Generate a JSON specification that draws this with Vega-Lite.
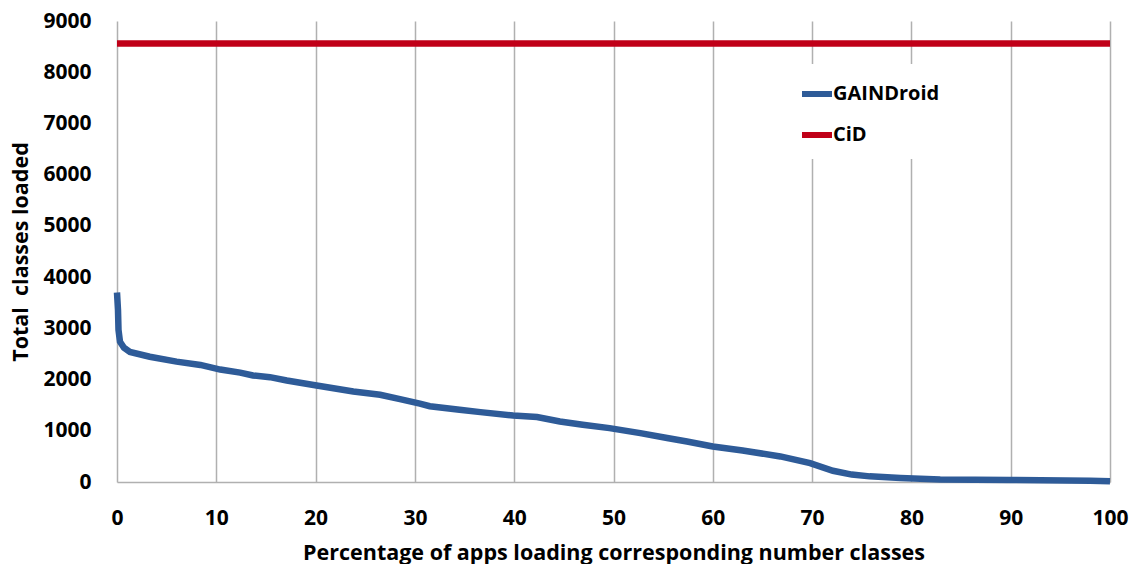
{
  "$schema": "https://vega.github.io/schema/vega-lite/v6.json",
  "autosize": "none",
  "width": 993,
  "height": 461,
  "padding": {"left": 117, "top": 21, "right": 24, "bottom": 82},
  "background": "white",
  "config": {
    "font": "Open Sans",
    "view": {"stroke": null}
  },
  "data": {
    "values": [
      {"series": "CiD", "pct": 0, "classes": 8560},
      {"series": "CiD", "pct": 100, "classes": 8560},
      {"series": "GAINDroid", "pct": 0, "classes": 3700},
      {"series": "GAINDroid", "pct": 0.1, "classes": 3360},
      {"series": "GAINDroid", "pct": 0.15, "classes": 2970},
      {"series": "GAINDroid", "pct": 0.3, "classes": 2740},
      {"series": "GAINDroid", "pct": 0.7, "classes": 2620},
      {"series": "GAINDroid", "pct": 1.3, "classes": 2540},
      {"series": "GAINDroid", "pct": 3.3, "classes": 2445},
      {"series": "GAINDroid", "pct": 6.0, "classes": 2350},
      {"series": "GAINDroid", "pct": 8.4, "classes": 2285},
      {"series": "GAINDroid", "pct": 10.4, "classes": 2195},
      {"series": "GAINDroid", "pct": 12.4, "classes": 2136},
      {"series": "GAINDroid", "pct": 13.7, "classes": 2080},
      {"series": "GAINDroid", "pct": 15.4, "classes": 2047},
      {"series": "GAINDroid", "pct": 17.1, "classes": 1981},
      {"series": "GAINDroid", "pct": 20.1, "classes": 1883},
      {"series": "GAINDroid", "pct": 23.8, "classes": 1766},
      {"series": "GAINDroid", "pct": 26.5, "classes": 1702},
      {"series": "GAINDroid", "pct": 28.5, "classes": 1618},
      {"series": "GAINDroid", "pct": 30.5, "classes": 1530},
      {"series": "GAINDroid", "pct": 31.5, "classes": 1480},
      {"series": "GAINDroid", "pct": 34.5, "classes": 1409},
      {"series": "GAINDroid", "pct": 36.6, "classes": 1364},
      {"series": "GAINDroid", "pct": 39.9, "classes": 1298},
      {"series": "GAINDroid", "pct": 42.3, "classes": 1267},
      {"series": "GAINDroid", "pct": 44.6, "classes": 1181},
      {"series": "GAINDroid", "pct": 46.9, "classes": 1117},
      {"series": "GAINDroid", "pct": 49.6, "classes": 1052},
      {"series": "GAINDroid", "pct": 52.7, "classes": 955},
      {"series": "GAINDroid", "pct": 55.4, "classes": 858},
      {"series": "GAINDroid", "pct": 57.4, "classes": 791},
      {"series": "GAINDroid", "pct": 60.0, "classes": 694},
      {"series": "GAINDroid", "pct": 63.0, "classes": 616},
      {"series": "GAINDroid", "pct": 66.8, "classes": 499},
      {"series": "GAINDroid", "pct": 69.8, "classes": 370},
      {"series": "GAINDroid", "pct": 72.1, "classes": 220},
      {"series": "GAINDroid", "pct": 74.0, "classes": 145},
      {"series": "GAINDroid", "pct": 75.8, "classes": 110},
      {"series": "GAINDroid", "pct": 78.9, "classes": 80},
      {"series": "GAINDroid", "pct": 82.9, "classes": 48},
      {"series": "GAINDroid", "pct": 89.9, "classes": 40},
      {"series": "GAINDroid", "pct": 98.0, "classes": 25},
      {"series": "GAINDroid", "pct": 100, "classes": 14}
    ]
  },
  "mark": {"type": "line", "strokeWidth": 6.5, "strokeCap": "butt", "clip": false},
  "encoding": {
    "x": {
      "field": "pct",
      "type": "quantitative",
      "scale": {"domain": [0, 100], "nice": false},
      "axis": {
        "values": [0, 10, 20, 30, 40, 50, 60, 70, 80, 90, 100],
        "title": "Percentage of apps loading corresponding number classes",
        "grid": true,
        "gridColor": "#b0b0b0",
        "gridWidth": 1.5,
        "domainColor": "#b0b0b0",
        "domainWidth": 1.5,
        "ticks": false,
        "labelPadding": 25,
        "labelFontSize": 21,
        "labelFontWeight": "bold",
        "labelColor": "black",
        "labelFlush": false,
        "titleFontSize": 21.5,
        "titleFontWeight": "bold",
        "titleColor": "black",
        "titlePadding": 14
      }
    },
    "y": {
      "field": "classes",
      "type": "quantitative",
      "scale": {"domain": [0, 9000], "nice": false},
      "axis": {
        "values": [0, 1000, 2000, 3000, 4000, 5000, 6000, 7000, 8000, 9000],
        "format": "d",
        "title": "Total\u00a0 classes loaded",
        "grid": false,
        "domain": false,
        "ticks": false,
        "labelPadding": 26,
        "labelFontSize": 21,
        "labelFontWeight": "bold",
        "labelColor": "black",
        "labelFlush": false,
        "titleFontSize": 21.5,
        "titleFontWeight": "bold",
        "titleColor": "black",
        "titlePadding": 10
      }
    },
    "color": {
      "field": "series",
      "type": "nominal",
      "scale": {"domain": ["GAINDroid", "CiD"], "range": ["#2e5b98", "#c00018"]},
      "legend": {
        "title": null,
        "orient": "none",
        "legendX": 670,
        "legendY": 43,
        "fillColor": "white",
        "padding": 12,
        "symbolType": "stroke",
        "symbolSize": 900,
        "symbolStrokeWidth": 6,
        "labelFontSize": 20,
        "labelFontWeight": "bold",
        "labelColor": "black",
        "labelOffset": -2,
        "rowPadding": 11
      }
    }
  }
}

- - - -

# [GOAL]
Leave out the pictures and retype every line above exactly.

# [SOLVED EXERCISE]
Generate a JSON specification that draws this with Vega-Lite.
{
  "$schema": "https://vega.github.io/schema/vega-lite/v6.json",
  "autosize": "none",
  "width": 993,
  "height": 461,
  "padding": {"left": 117, "top": 21, "right": 24, "bottom": 82},
  "background": "white",
  "config": {
    "font": "Open Sans",
    "view": {"stroke": null}
  },
  "data": {
    "values": [
      {"series": "CiD", "pct": 0, "classes": 8560},
      {"series": "CiD", "pct": 100, "classes": 8560},
      {"series": "GAINDroid", "pct": 0, "classes": 3700},
      {"series": "GAINDroid", "pct": 0.1, "classes": 3360},
      {"series": "GAINDroid", "pct": 0.15, "classes": 2970},
      {"series": "GAINDroid", "pct": 0.3, "classes": 2740},
      {"series": "GAINDroid", "pct": 0.7, "classes": 2620},
      {"series": "GAINDroid", "pct": 1.3, "classes": 2540},
      {"series": "GAINDroid", "pct": 3.3, "classes": 2445},
      {"series": "GAINDroid", "pct": 6.0, "classes": 2350},
      {"series": "GAINDroid", "pct": 8.4, "classes": 2285},
      {"series": "GAINDroid", "pct": 10.4, "classes": 2195},
      {"series": "GAINDroid", "pct": 12.4, "classes": 2136},
      {"series": "GAINDroid", "pct": 13.7, "classes": 2080},
      {"series": "GAINDroid", "pct": 15.4, "classes": 2047},
      {"series": "GAINDroid", "pct": 17.1, "classes": 1981},
      {"series": "GAINDroid", "pct": 20.1, "classes": 1883},
      {"series": "GAINDroid", "pct": 23.8, "classes": 1766},
      {"series": "GAINDroid", "pct": 26.5, "classes": 1702},
      {"series": "GAINDroid", "pct": 28.5, "classes": 1618},
      {"series": "GAINDroid", "pct": 30.5, "classes": 1530},
      {"series": "GAINDroid", "pct": 31.5, "classes": 1480},
      {"series": "GAINDroid", "pct": 34.5, "classes": 1409},
      {"series": "GAINDroid", "pct": 36.6, "classes": 1364},
      {"series": "GAINDroid", "pct": 39.9, "classes": 1298},
      {"series": "GAINDroid", "pct": 42.3, "classes": 1267},
      {"series": "GAINDroid", "pct": 44.6, "classes": 1181},
      {"series": "GAINDroid", "pct": 46.9, "classes": 1117},
      {"series": "GAINDroid", "pct": 49.6, "classes": 1052},
      {"series": "GAINDroid", "pct": 52.7, "classes": 955},
      {"series": "GAINDroid", "pct": 55.4, "classes": 858},
      {"series": "GAINDroid", "pct": 57.4, "classes": 791},
      {"series": "GAINDroid", "pct": 60.0, "classes": 694},
      {"series": "GAINDroid", "pct": 63.0, "classes": 616},
      {"series": "GAINDroid", "pct": 66.8, "classes": 499},
      {"series": "GAINDroid", "pct": 69.8, "classes": 370},
      {"series": "GAINDroid", "pct": 72.1, "classes": 220},
      {"series": "GAINDroid", "pct": 74.0, "classes": 145},
      {"series": "GAINDroid", "pct": 75.8, "classes": 110},
      {"series": "GAINDroid", "pct": 78.9, "classes": 80},
      {"series": "GAINDroid", "pct": 82.9, "classes": 48},
      {"series": "GAINDroid", "pct": 89.9, "classes": 40},
      {"series": "GAINDroid", "pct": 98.0, "classes": 25},
      {"series": "GAINDroid", "pct": 100, "classes": 14}
    ]
  },
  "mark": {"type": "line", "strokeWidth": 6.5, "strokeCap": "butt", "clip": false},
  "encoding": {
    "x": {
      "field": "pct",
      "type": "quantitative",
      "scale": {"domain": [0, 100], "nice": false},
      "axis": {
        "values": [0, 10, 20, 30, 40, 50, 60, 70, 80, 90, 100],
        "title": "Percentage of apps loading corresponding number classes",
        "grid": true,
        "gridColor": "#b0b0b0",
        "gridWidth": 1.5,
        "domainColor": "#b0b0b0",
        "domainWidth": 1.5,
        "ticks": false,
        "labelPadding": 25,
        "labelFontSize": 21,
        "labelFontWeight": "bold",
        "labelColor": "black",
        "labelFlush": false,
        "titleFontSize": 21.5,
        "titleFontWeight": "bold",
        "titleColor": "black",
        "titlePadding": 14
      }
    },
    "y": {
      "field": "classes",
      "type": "quantitative",
      "scale": {"domain": [0, 9000], "nice": false},
      "axis": {
        "values": [0, 1000, 2000, 3000, 4000, 5000, 6000, 7000, 8000, 9000],
        "format": "d",
        "title": "Total\u00a0 classes loaded",
        "grid": false,
        "domain": false,
        "ticks": false,
        "labelPadding": 26,
        "labelFontSize": 21,
        "labelFontWeight": "bold",
        "labelColor": "black",
        "labelFlush": false,
        "titleFontSize": 21.5,
        "titleFontWeight": "bold",
        "titleColor": "black",
        "titlePadding": 10
      }
    },
    "color": {
      "field": "series",
      "type": "nominal",
      "scale": {"domain": ["GAINDroid", "CiD"], "range": ["#2e5b98", "#c00018"]},
      "legend": {
        "title": null,
        "orient": "none",
        "legendX": 670,
        "legendY": 43,
        "fillColor": "white",
        "padding": 12,
        "symbolType": "stroke",
        "symbolSize": 900,
        "symbolStrokeWidth": 6,
        "labelFontSize": 20,
        "labelFontWeight": "bold",
        "labelColor": "black",
        "labelOffset": -2,
        "rowPadding": 11
      }
    }
  }
}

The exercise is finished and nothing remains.